Violence and the threat of violence were part
of his father’s campaign from the outset and into his presidency, as seen for
example when Trump urged supporters at a campaign rally in Iowa in January 2016
to “knock the crap” out of any hecklers. Trump went on then, and in later rallies, to
promise to pay legal fees of any supporters who ended up facing charges for assaulting
dissidents.
Junior’s tweet, interpreted more
broadly, was also demonstrably incorrect as a matter of American history. In
fact, white mob violence in aid of white supremacy has been a recurrent pattern
in U.S. history from the slavery era through the post-Civil War Reconstruction
and through the 20th century civil rights movement. In the words of the late 20th
century song, Junior “don’t know much about history.”
Here, then, a refresher: the
post-Civil War Reconstruction suffered its greatest single setback when white
insurrectionists took up arms against the biracial government in majority-black
Grant Parish, Louisiana, on Easter Sunday, April 13, 1873. A white mob attacked
the parish courthouse in the Red River
Valley town of Colfax in an armed shootout with black Republicans barricaded inside
that eventually forced the outnumbered blacks to surrender.
The event is marked by a historical
marker erected in 1951 that describes the Colfax Riot as marking the end of
“carpetbagger misrule” in the South. An estimated 150 blacks were killed in the
episode, many of them execution-style after they had surrendered. Three whites were
killed: their deaths are memorialized in an obelisk that stands outside the courthouse
and praises them for having died while fighting in defense of “white supremacy.”
The
historian Eric Foner, in an interview with the writer Isaac Chotiner in The
New Yorker, saw a parallel between the history of white supremacy violence
during the Reconstruction and the Capitol riot more than a century later. “It’s
not unprecedented that violent racists try to overturn democratic elections,”

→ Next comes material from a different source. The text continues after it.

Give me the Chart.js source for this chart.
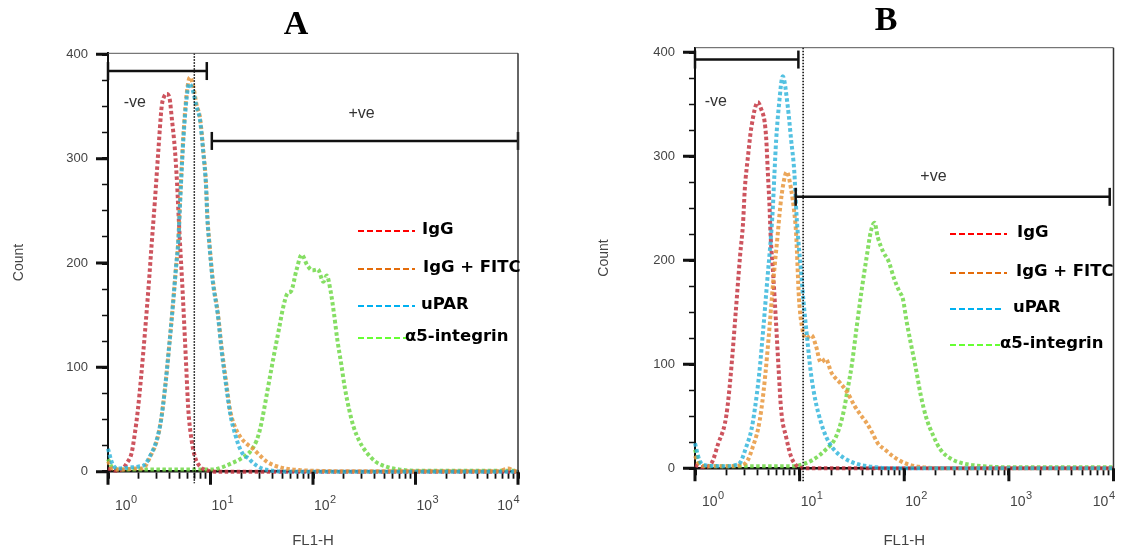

Foner remarked, after recalling similar riots that displaced biracial
governments in New Orleans in 1874 and in Wilmington, N.C., in 1898.
The Capitol
riot needs to be understood in the same context, Foner explained in the
interview. “It was not a fly-by-night operation,” Foner said. “ It was not a
misguided group who got a little out of hand or something like that. It was
really an attempt to completely subvert the democratic process by violence.”
The Reconstruction-era white
mobs believed that blacks “were incapable of taking part intelligently in a
democratic government,” according to Foner, and for that reason believed that
they were restoring honest and responsible government by ousting black
officeholders and their carpetbagger allies. Foner, a professor at Columbia
University and author of Reconstruction: America’s Unfinished Revolution
1863-1877, recalls in the interview that high school history classes
through the 1960s taught Reconstruction in negative terms consistent with the
white supremacist critique of the era
Foner links Trump’s “birtherism” attack
on Obama’s legitimacy as president to the same philosophy: “straight-out white
supremacy.” Trump “was pushing the idea
that Obama was not really an American and, therefore, could not be president,”
Foner recalled. “The idea that Black people are actually aliens in a certain
way – that they are not truly American, that the only true Americans are white –
that’s been around for a long time in our history.”
Foner’s
narrative in effect forces us to view the Capitol riot through a racial lens.
The mob was not only predominantly white but almost exclusively white, despite
the role of one black Trump supporter in helping organize the event. But just
as in the 19th century, the white mob was trying to prevent the election
of a distinctively biracial government, with a woman of color as vice president
and a racially and ethnically diverse Cabinet.
The
Biden-Harris ticket won the support of more than 90 percent of the nation’s
black and brown voters, according to post-election exit polls. The Biden
victories that Trump’s supporters were challenged including four states –
Georgia, Michigan, Pennsylvania, and Wisconsin – where black voters in major
cities were critical in flipping the results from the 2016 election.
Trump
carried the majority of the white vote in 2020, according to exit polls, just
as he had done in 2016. But a majority of the white vote left Trump more than 7
million votes behind Biden in the overall popular vote. Trump, it must be remembered, incited the mob
to march to the Capitol by saying that they needed to “show strength” to reclaim
the country. “You’ll never take back our country with weakness,” Trump said.